EXERCISE>
Reproduce, exactly and in full, the lines from the one with "Clone this chart in matplotlib." through the one with "DAY_POS = [1, 2, 3, 6]" in the data below; drop pictures.

═════ EXTRACTED DATA ═════

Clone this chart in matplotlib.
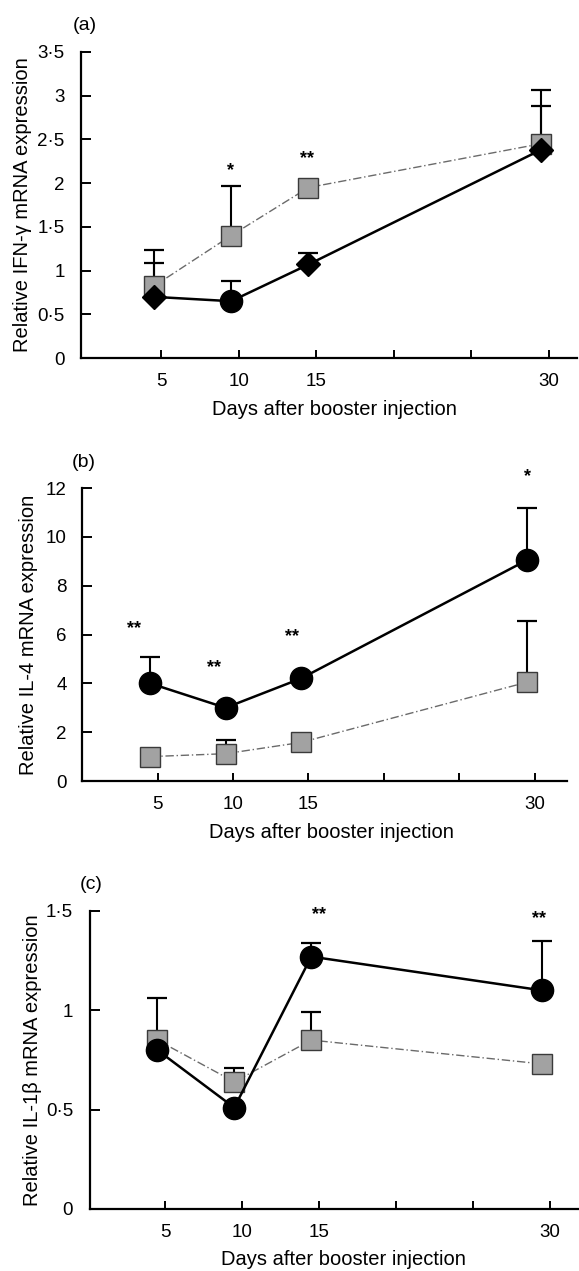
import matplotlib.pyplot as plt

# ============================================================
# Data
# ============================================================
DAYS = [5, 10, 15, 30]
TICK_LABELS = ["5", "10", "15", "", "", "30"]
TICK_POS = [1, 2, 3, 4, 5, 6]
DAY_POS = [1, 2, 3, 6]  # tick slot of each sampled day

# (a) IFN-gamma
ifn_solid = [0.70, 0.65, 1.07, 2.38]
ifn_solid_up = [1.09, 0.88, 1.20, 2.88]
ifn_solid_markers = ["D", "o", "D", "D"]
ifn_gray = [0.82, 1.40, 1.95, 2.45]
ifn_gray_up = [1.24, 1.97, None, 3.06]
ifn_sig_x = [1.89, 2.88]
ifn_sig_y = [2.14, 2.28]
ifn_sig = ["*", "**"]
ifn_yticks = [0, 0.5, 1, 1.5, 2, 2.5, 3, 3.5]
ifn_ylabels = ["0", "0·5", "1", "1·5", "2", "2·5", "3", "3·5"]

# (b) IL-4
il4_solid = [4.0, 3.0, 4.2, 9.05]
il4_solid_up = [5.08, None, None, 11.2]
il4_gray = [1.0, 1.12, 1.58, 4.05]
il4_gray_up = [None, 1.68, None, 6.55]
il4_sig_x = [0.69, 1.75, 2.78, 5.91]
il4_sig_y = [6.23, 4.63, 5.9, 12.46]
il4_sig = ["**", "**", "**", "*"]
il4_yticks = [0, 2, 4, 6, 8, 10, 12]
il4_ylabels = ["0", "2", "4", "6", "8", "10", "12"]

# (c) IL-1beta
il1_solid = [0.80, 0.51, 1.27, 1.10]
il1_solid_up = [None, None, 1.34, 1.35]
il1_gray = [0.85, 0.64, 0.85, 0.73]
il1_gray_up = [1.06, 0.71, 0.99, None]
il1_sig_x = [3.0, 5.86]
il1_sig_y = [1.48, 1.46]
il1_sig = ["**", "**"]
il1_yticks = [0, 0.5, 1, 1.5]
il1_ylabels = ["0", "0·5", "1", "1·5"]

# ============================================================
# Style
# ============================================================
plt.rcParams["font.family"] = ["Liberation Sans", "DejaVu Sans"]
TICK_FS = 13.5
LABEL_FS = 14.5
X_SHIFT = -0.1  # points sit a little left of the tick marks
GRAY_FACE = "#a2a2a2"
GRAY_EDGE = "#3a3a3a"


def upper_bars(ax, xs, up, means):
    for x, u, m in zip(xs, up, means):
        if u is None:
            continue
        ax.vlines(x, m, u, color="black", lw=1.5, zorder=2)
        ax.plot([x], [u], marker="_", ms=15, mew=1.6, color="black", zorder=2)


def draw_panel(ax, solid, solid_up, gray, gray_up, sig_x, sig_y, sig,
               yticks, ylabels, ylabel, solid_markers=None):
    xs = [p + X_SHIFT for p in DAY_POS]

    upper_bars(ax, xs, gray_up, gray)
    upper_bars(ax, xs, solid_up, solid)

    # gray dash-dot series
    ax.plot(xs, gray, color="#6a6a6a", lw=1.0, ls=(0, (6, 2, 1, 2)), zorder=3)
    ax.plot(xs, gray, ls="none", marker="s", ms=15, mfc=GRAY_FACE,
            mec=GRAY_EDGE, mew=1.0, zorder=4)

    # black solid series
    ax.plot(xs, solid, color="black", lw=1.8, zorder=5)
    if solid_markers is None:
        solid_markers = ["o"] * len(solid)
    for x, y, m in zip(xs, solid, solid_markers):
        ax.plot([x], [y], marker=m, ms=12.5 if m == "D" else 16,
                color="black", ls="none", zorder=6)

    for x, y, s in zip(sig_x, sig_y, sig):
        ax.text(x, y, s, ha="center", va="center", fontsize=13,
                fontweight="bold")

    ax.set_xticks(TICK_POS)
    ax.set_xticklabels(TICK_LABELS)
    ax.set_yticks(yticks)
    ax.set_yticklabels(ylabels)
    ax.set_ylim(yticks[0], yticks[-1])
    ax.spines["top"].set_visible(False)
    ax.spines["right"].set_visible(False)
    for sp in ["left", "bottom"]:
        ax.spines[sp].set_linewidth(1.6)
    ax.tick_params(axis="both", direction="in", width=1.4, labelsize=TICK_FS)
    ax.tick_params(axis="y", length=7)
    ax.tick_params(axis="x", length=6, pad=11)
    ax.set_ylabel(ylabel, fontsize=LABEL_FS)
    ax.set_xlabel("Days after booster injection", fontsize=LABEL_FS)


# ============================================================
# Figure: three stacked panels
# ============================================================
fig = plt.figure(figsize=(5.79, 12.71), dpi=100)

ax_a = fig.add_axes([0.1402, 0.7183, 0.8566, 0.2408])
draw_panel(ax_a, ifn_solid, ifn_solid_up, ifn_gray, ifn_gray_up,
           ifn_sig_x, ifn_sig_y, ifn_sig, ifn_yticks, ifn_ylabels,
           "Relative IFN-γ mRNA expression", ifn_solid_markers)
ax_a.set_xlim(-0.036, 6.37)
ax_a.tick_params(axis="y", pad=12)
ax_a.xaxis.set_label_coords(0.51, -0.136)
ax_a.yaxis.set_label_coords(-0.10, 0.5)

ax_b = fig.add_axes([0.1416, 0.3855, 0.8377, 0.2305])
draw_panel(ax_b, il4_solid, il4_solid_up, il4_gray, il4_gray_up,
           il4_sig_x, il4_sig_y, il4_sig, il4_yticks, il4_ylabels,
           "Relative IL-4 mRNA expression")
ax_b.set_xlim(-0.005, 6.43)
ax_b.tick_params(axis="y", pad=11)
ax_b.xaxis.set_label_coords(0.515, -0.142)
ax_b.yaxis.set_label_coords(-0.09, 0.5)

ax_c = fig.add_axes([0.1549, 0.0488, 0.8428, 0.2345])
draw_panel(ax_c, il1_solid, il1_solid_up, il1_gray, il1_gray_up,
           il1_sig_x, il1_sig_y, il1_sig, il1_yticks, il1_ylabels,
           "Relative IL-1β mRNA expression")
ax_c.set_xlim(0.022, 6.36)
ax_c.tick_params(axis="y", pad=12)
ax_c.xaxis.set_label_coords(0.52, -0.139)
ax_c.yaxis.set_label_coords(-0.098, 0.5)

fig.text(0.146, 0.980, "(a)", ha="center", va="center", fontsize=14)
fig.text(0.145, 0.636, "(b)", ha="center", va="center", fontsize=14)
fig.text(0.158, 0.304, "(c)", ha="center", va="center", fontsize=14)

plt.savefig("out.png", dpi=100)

═════
═════ EXTRACTED DATA ═════

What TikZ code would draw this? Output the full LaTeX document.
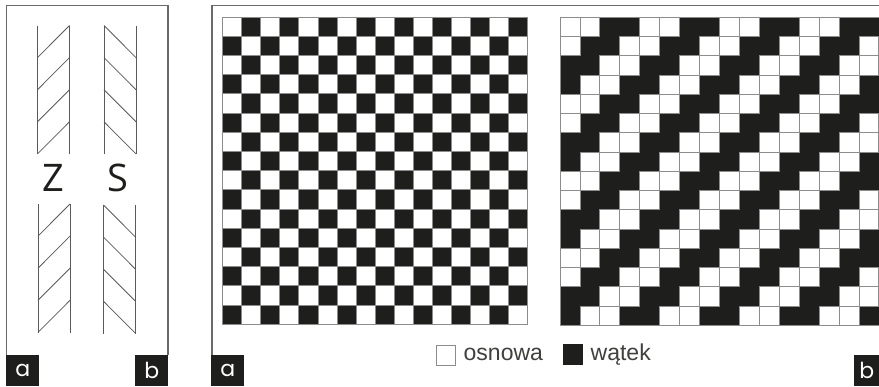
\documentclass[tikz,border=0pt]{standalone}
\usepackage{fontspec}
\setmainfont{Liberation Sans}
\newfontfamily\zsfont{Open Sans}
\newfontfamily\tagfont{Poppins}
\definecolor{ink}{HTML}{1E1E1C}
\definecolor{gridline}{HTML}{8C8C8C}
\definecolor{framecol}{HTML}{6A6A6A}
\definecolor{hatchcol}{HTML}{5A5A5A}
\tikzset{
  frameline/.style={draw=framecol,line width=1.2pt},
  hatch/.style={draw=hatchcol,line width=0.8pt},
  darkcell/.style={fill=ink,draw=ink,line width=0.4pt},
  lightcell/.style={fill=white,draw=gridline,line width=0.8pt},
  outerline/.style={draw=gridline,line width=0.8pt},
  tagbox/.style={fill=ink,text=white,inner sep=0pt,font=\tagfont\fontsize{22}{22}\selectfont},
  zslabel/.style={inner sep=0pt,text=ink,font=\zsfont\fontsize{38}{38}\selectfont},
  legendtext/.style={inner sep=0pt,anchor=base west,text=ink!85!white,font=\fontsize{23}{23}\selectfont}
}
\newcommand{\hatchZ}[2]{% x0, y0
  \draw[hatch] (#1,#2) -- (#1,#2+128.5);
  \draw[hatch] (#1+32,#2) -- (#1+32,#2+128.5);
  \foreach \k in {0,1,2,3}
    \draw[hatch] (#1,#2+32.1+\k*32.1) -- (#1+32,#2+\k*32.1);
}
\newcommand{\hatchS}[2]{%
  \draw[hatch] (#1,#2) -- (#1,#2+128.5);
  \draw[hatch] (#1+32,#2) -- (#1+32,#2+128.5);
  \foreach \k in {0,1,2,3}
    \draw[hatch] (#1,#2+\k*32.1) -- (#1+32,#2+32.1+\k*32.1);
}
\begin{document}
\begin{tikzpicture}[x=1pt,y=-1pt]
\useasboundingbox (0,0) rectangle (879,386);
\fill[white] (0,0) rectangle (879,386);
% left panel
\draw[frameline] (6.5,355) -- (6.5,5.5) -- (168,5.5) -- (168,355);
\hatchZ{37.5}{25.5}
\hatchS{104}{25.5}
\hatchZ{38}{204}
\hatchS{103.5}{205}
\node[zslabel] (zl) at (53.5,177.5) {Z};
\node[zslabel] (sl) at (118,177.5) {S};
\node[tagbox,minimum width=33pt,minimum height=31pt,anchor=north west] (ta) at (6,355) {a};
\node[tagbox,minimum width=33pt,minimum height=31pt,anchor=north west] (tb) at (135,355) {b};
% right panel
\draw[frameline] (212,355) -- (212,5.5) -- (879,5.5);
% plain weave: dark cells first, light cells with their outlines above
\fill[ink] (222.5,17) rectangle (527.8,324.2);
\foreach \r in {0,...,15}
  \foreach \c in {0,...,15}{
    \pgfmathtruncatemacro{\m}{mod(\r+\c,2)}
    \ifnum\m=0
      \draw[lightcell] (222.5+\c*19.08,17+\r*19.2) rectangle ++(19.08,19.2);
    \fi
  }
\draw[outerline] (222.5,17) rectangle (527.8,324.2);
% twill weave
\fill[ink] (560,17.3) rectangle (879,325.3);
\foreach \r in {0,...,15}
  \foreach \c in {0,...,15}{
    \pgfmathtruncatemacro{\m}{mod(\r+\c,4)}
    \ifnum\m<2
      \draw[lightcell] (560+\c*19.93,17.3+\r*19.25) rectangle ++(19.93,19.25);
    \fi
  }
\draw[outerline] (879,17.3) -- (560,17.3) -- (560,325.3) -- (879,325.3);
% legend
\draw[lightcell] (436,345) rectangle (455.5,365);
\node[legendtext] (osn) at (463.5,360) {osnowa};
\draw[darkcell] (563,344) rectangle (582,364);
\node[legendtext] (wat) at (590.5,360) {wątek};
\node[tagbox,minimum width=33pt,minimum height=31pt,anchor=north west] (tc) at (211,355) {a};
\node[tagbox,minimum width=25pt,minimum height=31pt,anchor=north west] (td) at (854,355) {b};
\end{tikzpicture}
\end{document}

═════

TASK ANSWER>
Clone this chart in matplotlib.
import matplotlib.pyplot as plt

# ============================================================
# Data
# ============================================================
DAYS = [5, 10, 15, 30]
TICK_LABELS = ["5", "10", "15", "", "", "30"]
TICK_POS = [1, 2, 3, 4, 5, 6]
DAY_POS = [1, 2, 3, 6]  # tick slot of each sampled day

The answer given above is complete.